Among the stipulations Patrick Cipriani, director of civil aviation in the Northern France region, urged users to accept is a curfew that would close the airport for certain periods at weekends between April 1 and September 30. In addition, jets would have to meet Chapter 3 standards, a restriction that would affect vintage aircraft rather than business aviation, which already complies.
Shortly after the proposal emerged, the French helicopter lobby association (UFH) set up a petition challenging the suggested measures.
Helicopter operations will probably be targeted for more severe restrictions but Cipriani, who appears to defend Toussus, said that further study will precede any rotorcraft proposal.

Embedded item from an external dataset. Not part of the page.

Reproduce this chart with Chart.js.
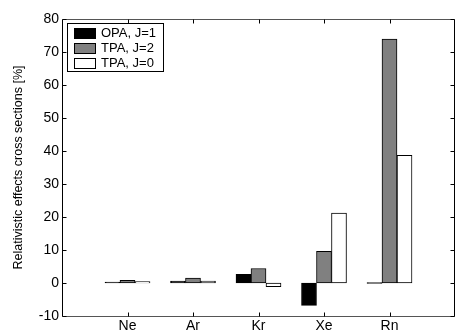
<!DOCTYPE html>
<html>
<head>
<meta charset="utf-8">
<script src="https://cdn.jsdelivr.net/npm/chart.js@4"></script>
<style>
  html, body { margin: 0; padding: 0; background: #fff; }
  #wrap { width: 457px; height: 331px; }
</style>
</head>
<body>
<div id="wrap"><canvas id="myChart" width="457" height="331"></canvas></div>
<script>
// Datos
const gases = ['', 'Ne', 'Ar', 'Kr', 'Xe', 'Rn', ''];
const opaJ1 = [null, 0.3, 0.6, 2.6, -6.8, 0, null];
const tpaJ2 = [null, 0.8, 1.5, 4.4, 9.6, 73.9, null];
const tpaJ0 = [null, 0.4, 0.6, -1.1, 21.2, 38.7, null];
const yTicks = [-10, 0, 10, 20, 30, 40, 50, 60, 70, 80];

const font = 'Liberation Sans, Arial, Helvetica, sans-serif';

// caja, ticks hacia adentro y leyenda tipo matlab
const matlabFrame = {
    id: 'matlabFrame',
    afterDatasetsDraw(chart) {
        const c = chart.ctx;
        const a = chart.chartArea;
        const x = chart.scales.x, y = chart.scales.y;
        const L = Math.round(a.left) + 0.5, R = Math.round(a.right) - 0.5;
        const T = Math.round(a.top) + 0.5, B = Math.round(a.bottom) + 0.5;
        c.save();
        c.lineWidth = 1;
        // lineas horizontales un poco mas claras
        c.strokeStyle = '#555';
        c.beginPath();
        c.moveTo(L, T); c.lineTo(R, T);
        c.moveTo(L, B); c.lineTo(R, B);
        c.stroke();
        c.strokeStyle = '#000';
        c.beginPath();
        c.moveTo(L, T); c.lineTo(L, B);
        c.moveTo(R, T); c.lineTo(R, B);
        yTicks.forEach(v => {
            const py = Math.round(y.getPixelForValue(v)) + 0.5;
            c.moveTo(L, py); c.lineTo(L + 4, py);
            c.moveTo(R, py); c.lineTo(R - 4, py);
        });
        gases.forEach((g, i) => {
            if (!g) return;
            const px = Math.round(x.getPixelForValue(i)) + 0.5;
            c.moveTo(px, B); c.lineTo(px, B - 4);
            c.moveTo(px, T); c.lineTo(px, T + 4);
        });
        c.stroke();

        // leyenda
        const lx = 67.5, ly = 23.5, lw = 96, lh = 48;
        c.fillStyle = '#fff';
        c.fillRect(lx, ly, lw, lh);
        c.strokeRect(lx, ly, lw, lh);
        c.font = '13px ' + font;
        c.textBaseline = 'middle';
        chart.data.datasets.forEach((ds, i) => {
            const ry = 28 + i * 15;
            c.fillStyle = ds.backgroundColor;
            c.fillRect(74.5, ry + 0.5, 21, 10);
            c.strokeRect(74.5, ry + 0.5, 21, 10);
            c.fillStyle = '#000';
            c.fillText(ds.label, 101, ry + 5.5);
        });
        c.restore();
    }
};

const ctx = document.getElementById('myChart');
new Chart(ctx, {
    type: 'bar',
    data: {
        labels: gases,
        datasets: [
            { label: 'OPA, J=1', data: opaJ1, backgroundColor: '#000000' },
            { label: 'TPA, J=2', data: tpaJ2, backgroundColor: '#808080' },
            { label: 'TPA, J=0', data: tpaJ0, backgroundColor: '#ffffff' }
        ]
    },
    options: {
        responsive: false,
        animation: false,
        devicePixelRatio: 1,
        layout: { padding: { left: 0, right: 1, top: 19, bottom: 0 } },
        datasets: {
            bar: {
                barThickness: 15,
                borderColor: '#000',
                borderWidth: 1,
                borderSkipped: false,
                minBarLength: 1
            }
        },
        plugins: {
            legend: { display: false },
            tooltip: { enabled: false }
        },
        scales: {
            x: {
                offset: false,
                grid: { display: false, drawTicks: false },
                border: { display: false },
                ticks: { color: '#000', font: { family: font, size: 14 }, padding: 2, maxRotation: 0, autoSkip: false },
                afterFit: s => { s.height = 15; }
            },
            y: {
                min: -10,
                max: 80,
                grid: { display: false, drawTicks: false },
                border: { display: false },
                ticks: { stepSize: 10, color: '#000', font: { family: font, size: 14 }, padding: 3 },
                title: {
                    display: true,
                    text: 'Relativistic effects cross sections [%]',
                    color: '#000',
                    font: { family: font, size: 12.5 },
                    padding: { top: 11, bottom: 0 }
                },
                afterFit: s => { s.width = 62; }
            }
        }
    },
    plugins: [matlabFrame]
});
</script>
</body>
</html>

In addition to flying schools and sightseeing flight operators, the airport is the maintenance base for Heli-Union, a major player in France that works on civil and military helicopters in Toussus.
The airport is limited as to the size of business jets it can accommodate. According to a source familiar with traffic there, the biggest jet the airport can handle is a Citation Excel. Business jets do not constitute much of the traffic at Toussus, with only a handful of them using the runway each week, the source added. Those users, however, find the location highly convenient and the connection between a jet and a helicopter flight is said to be easy.
Noise from the airport has made it a target of local residents. Mayors of surrounding cities have long allowed real estate and industrial projects settling near the facility, and (in a familiar assertion) new residents contend that the fact the airport was there first is no reason for it to remain a source of noise. As a result, local mayors (but not Toussus’ mayor) favor closure of the airport. Airport defendants assert that closing the airport will see yet more concrete replacing grass.